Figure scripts

====

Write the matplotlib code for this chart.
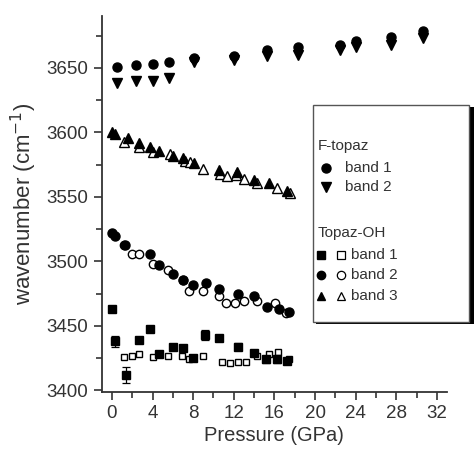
import matplotlib
matplotlib.use("Agg")
import matplotlib.pyplot as plt
from matplotlib.lines import Line2D
from matplotlib.patches import Rectangle
from matplotlib.ticker import MultipleLocator

plt.rcParams['font.family'] = ['Liberation Sans', 'DejaVu Sans']

# ---- data ----
# F-topaz
ft_p = [0.5, 2.4, 4.0, 5.6, 8.1, 12.0, 15.3, 18.3, 22.5, 24.0, 27.5, 30.6]
ft_band1 = [3651, 3652, 3653, 3655, 3658, 3659, 3664, 3666, 3668, 3671, 3674, 3679]
ft_band2 = [3638, 3640, 3640, 3642, 3655, 3656, 3659, 3660, 3664, 3666, 3668, 3673]

# Topaz-OH band 3
oh3_fp = [0.0, 0.3, 1.6, 2.7, 3.7, 4.6, 6.0, 7.0, 8.1, 10.5, 12.3, 14.0, 15.5, 17.2]
oh3_fv = [3600, 3599, 3596, 3592, 3589, 3586, 3582, 3580, 3576, 3571, 3569, 3563, 3561, 3555]
oh3_op = [1.2, 2.7, 4.0, 5.7, 7.2, 7.7, 9.0, 10.6, 11.3, 12.2, 13.0, 14.3, 16.3, 17.5]
oh3_ov = [3593, 3589, 3585, 3583, 3578, 3577, 3572, 3568, 3566, 3567, 3564, 3561, 3557, 3553]

# Topaz-OH band 2
oh2_fp = [0.0, 0.3, 1.3, 3.7, 4.6, 6.0, 7.0, 8.0, 9.3, 10.5, 12.4, 14.0, 15.3, 16.5, 17.4]
oh2_fv = [3522, 3520, 3513, 3506, 3497, 3490, 3486, 3482, 3483, 3479, 3475, 3473, 3465, 3463, 3461]
oh2_op = [1.2, 2.0, 2.7, 4.0, 5.5, 7.0, 7.6, 9.0, 10.5, 11.2, 12.1, 13.0, 14.3, 16.1, 17.1]
oh2_ov = [3513, 3506, 3506, 3498, 3493, 3486, 3477, 3477, 3473, 3468, 3468, 3469, 3469, 3468, 3460]

# Topaz-OH band 1
oh1_fp = [0.0, 0.3, 1.4, 2.7, 3.7, 4.6, 6.0, 7.0, 8.0, 9.2, 10.5, 12.4, 14.0, 15.2, 16.3, 17.2]
oh1_fv = [3463, 3438, 3412, 3439, 3448, 3428, 3434, 3433, 3425, 3443, 3441, 3434, 3429, 3424, 3424, 3423]
oh1_fe = [0, 4.5, 6.5, 0, 0, 0, 0, 0, 0, 4, 0, 3, 0, 3, 3, 0]
oh1_op = [1.2, 2.0, 2.7, 4.0, 5.5, 6.9, 7.6, 9.0, 10.8, 11.6, 12.4, 13.2, 14.3, 15.5, 16.4, 17.4]
oh1_ov = [3426, 3427, 3428, 3426, 3427, 3427, 3424, 3427, 3422, 3421, 3422, 3422, 3427, 3428, 3430, 3424]

x_ticks = [0, 4, 8, 12, 16, 20, 24, 28, 32]
y_ticks = [3400, 3450, 3500, 3550, 3600, 3650]

W, H = 474, 450
fig = plt.figure(figsize=(W / 100, H / 100), dpi=100)
ax = fig.add_axes([101.5 / W, 1 - 392 / H, (447 - 101.5) / W, (392 - 16) / H])

txt = '#333333'
ms = 6.5
ax.plot(ft_p, ft_band1, 'o', color='black', ms=ms, ls='none')
ax.plot(ft_p, ft_band2, 'v', color='black', ms=ms, ls='none')

ax.plot(oh3_op, oh3_ov, '^', mfc='white', mec='black', mew=1.0, ms=ms, ls='none')
ax.plot(oh3_fp, oh3_fv, '^', color='black', ms=ms, ls='none')
ax.plot(oh2_op, oh2_ov, 'o', mfc='white', mec='black', mew=1.0, ms=ms - 0.5, ls='none')
ax.plot(oh2_fp, oh2_fv, 'o', color='black', ms=ms, ls='none')
ax.plot(oh1_op, oh1_ov, 's', mfc='white', mec='black', mew=1.0, ms=5, ls='none')
ax.errorbar(oh1_fp, oh1_fv, yerr=oh1_fe, fmt='s', color='black', ms=5.5,
            ecolor='black', elinewidth=0.9, capsize=3, capthick=0.9)

ax.set_xlim(-1.03, 33.0)
ax.set_ylim(3398.8, 3690.3)
ax.set_xticks(x_ticks)
ax.set_yticks(y_ticks)
ax.xaxis.set_minor_locator(MultipleLocator(2))
ax.yaxis.set_minor_locator(MultipleLocator(25))
for s in ['top', 'right']:
    ax.spines[s].set_visible(False)
for s in ['left', 'bottom']:
    ax.spines[s].set_color('#333333')
    ax.spines[s].set_linewidth(1.3)
ax.tick_params(which='major', direction='out', length=6, width=1.2, color='#333333',
               labelsize=13.5, labelcolor=txt)
ax.tick_params(which='minor', direction='out', length=4, width=1.2, color='#333333')
ax.set_xlabel('Pressure (GPa)', fontsize=14.5, color=txt, labelpad=3)
ax.set_ylabel('wavenumber (cm$^{-1}$)', fontsize=16, color=txt, labelpad=5)


def fx(x):
    return x / W


def fy(y):
    return 1 - y / H


# legend box with shadow
fig.add_artist(Rectangle((fx(316), fy(324)), (471 - 313) / W, (322 - 105) / H,
                         transform=fig.transFigure, facecolor='black', edgecolor='none'))
fig.add_artist(Rectangle((fx(313), fy(322)), (469 - 313) / W, (322 - 105) / H,
                         transform=fig.transFigure, facecolor='white', edgecolor='#555555',
                         linewidth=1.0))

lfs = 11
fig.text(fx(318), fy(146), 'F-topaz', fontsize=lfs, color=txt, va='center', ha='left')
rows_ft = [('o', 168, 'band 1'), ('v', 187, 'band 2')]
for m, y, lab in rows_ft:
    fig.add_artist(Line2D([fx(326)], [fy(y)], marker=m, color='black', ms=6.5,
                          transform=fig.transFigure, ls='none'))
    fig.text(fx(345), fy(y), lab, fontsize=lfs, color=txt, va='center', ha='left')

fig.text(fx(318), fy(233), 'Topaz-OH', fontsize=lfs, color=txt, va='center', ha='left')
rows_oh = [('s', 255, 'band 1'), ('o', 275, 'band 2'), ('^', 296, 'band 3')]
for m, y, lab in rows_oh:
    fig.add_artist(Line2D([fx(321)], [fy(y)], marker=m, color='black', ms=6,
                          transform=fig.transFigure, ls='none'))
    fig.add_artist(Line2D([fx(341)], [fy(y)], marker=m, mfc='white', mec='black', mew=0.9,
                          ms=6, transform=fig.transFigure, ls='none'))
    fig.text(fx(351), fy(y), lab, fontsize=lfs, color=txt, va='center', ha='left')

fig.savefig('out.png', dpi=100)
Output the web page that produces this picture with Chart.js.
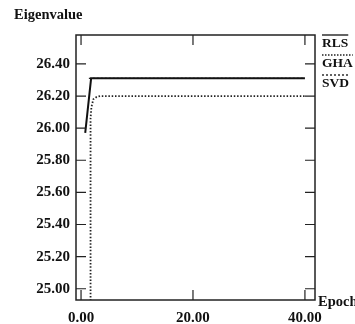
<!DOCTYPE html>
<html>
<head>
<meta charset="utf-8">
<script src="https://cdn.jsdelivr.net/npm/chart.js@4.4.0/dist/chart.umd.min.js"></script>
<style>
  html, body { margin: 0; padding: 0; background: #fff; }
  #wrap { width: 355px; height: 324px; }
</style>
</head>
<body>
<div id="wrap"><canvas id="eigenChart" width="355" height="324"></canvas></div>
<script>
// values
const rlsEpochs = [0.75, 1.8, 40];
const rlsValues = [25.97, 26.31, 26.31];
const ghaEpochs = [1.7, 1.7, 1.85, 2.2, 2.8, 3.4, 40];
const ghaValues = [24.0, 26.06, 26.13, 26.18, 26.195, 26.20, 26.20];
const svdEpochs = [1.4, 40];
const svdValues = [26.31, 26.31];
const xTicks = [0, 20, 40];
const yTicks = [25.0, 25.2, 25.4, 25.6, 25.8, 26.0, 26.2, 26.4];
const legendNames = ['RLS', 'GHA', 'SVD'];

const serif = '"Liberation Serif", "DejaVu Serif", serif';

function points(xs, ys) {
    return xs.map((x, i) => ({ x: x, y: ys[i] }));
}

// box, inner ticks, titles and the overlined legend
const decorPlugin = {
    id: 'decor',
    afterDraw(chart) {
        const ctx = chart.ctx;
        const a = chart.chartArea;
        const xs = chart.scales.x;
        const ys = chart.scales.y;
        ctx.save();
        ctx.strokeStyle = '#222';
        ctx.lineWidth = 1.5;
        ctx.strokeRect(a.left, a.top, a.right - a.left, a.bottom - a.top);

        ctx.lineWidth = 1.2;
        ctx.beginPath();
        xTicks.forEach(v => {
            const px = xs.getPixelForValue(v);
            ctx.moveTo(px, a.bottom); ctx.lineTo(px, a.bottom - 10);
            ctx.moveTo(px, a.top); ctx.lineTo(px, a.top + 10);
        });
        yTicks.forEach(v => {
            const py = ys.getPixelForValue(v);
            ctx.moveTo(a.left, py); ctx.lineTo(a.left + 10, py);
            ctx.moveTo(a.right, py); ctx.lineTo(a.right - 10, py);
        });
        ctx.stroke();

        ctx.fillStyle = '#111';
        ctx.font = 'bold 14.5px ' + serif;
        ctx.textAlign = 'left';
        ctx.textBaseline = 'middle';
        ctx.fillText('Eigenvalue', 14, 15);
        ctx.fillText('Epoch', a.right + 3, a.bottom + 2);

        // legend
        ctx.font = 'bold 13.5px ' + serif;
        ctx.textBaseline = 'alphabetic';
        const dashes = [[], [1.5, 1.5], [2, 2]];
        legendNames.forEach((name, i) => {
            const baseY = 47 + i * 20;
            const w = ctx.measureText(name).width;
            ctx.fillText(name, 322, baseY);
            ctx.setLineDash(dashes[i]);
            ctx.lineWidth = 1.4;
            ctx.beginPath();
            ctx.moveTo(322, baseY - 12);
            ctx.lineTo(322 + w, baseY - 12);
            ctx.stroke();
        });
        ctx.restore();
    }
};

const ctx = document.getElementById('eigenChart').getContext('2d');
new Chart(ctx, {
    type: 'line',
    data: {
        datasets: [
            {
                label: 'SVD',
                data: points(svdEpochs, svdValues),
                borderColor: '#222',
                borderWidth: 1.3,
                borderDash: [2, 2],
                pointRadius: 0,
                order: 3
            },
            {
                label: 'GHA',
                data: points(ghaEpochs, ghaValues),
                borderColor: '#222',
                borderWidth: 1.8,
                borderDash: [1.5, 1.8],
                pointRadius: 0,
                order: 2
            },
            {
                label: 'RLS',
                data: points(rlsEpochs, rlsValues),
                borderColor: '#111',
                borderWidth: 2,
                pointRadius: 0,
                order: 1
            }
        ]
    },
    options: {
        responsive: false,
        animation: false,
        layout: { padding: { top: 35, right: 40, left: 0, bottom: 0 } },
        plugins: { legend: { display: false }, tooltip: { enabled: false } },
        scales: {
            x: {
                type: 'linear',
                min: -0.9,
                max: 41.8,
                afterBuildTicks: axis => { axis.ticks = xTicks.map(v => ({ value: v })); },
                afterFit: axis => { axis.height = 24; },
                grid: { display: false, drawTicks: false },
                border: { display: false },
                ticks: {
                    padding: 9,
                    color: '#111',
                    maxRotation: 0,
                    font: { family: serif, size: 15, weight: 'bold' },
                    callback: v => Number(v).toFixed(2)
                }
            },
            y: {
                type: 'linear',
                min: 24.93,
                max: 26.58,
                afterBuildTicks: axis => { axis.ticks = yTicks.map(v => ({ value: v })); },
                afterFit: axis => { axis.width = 76; },
                grid: { display: false, drawTicks: false },
                border: { display: false },
                ticks: {
                    padding: 6,
                    color: '#111',
                    font: { family: serif, size: 15, weight: 'bold' },
                    callback: v => Number(v).toFixed(2)
                }
            }
        }
    },
    plugins: [decorPlugin]
});
</script>
</body>
</html>
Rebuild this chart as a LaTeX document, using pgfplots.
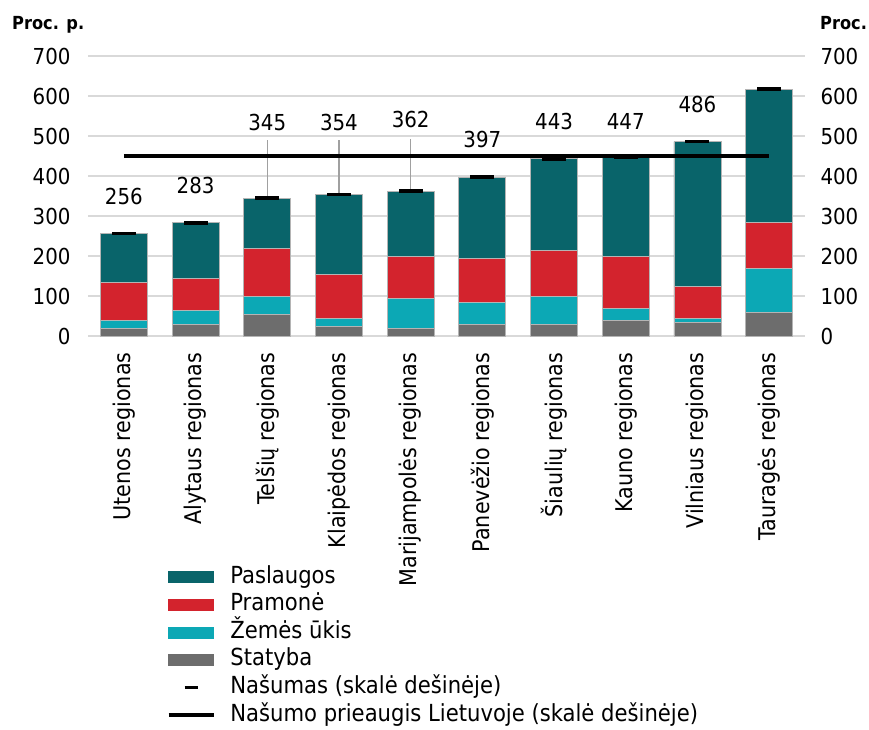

====

▸ PROBLEM STATEMENT
Include the first line of the records, the line containing "3666, 3668, 3673]", and every line between them, repeated exactly. Skip the pictures.

▸ ANSWER TO THE PROBLEM
Write the matplotlib code for this chart.
import matplotlib
matplotlib.use("Agg")
import matplotlib.pyplot as plt
from matplotlib.lines import Line2D
from matplotlib.patches import Rectangle
from matplotlib.ticker import MultipleLocator

plt.rcParams['font.family'] = ['Liberation Sans', 'DejaVu Sans']

# ---- data ----
# F-topaz
ft_p = [0.5, 2.4, 4.0, 5.6, 8.1, 12.0, 15.3, 18.3, 22.5, 24.0, 27.5, 30.6]
ft_band1 = [3651, 3652, 3653, 3655, 3658, 3659, 3664, 3666, 3668, 3671, 3674, 3679]
ft_band2 = [3638, 3640, 3640, 3642, 3655, 3656, 3659, 3660, 3664, 3666, 3668, 3673]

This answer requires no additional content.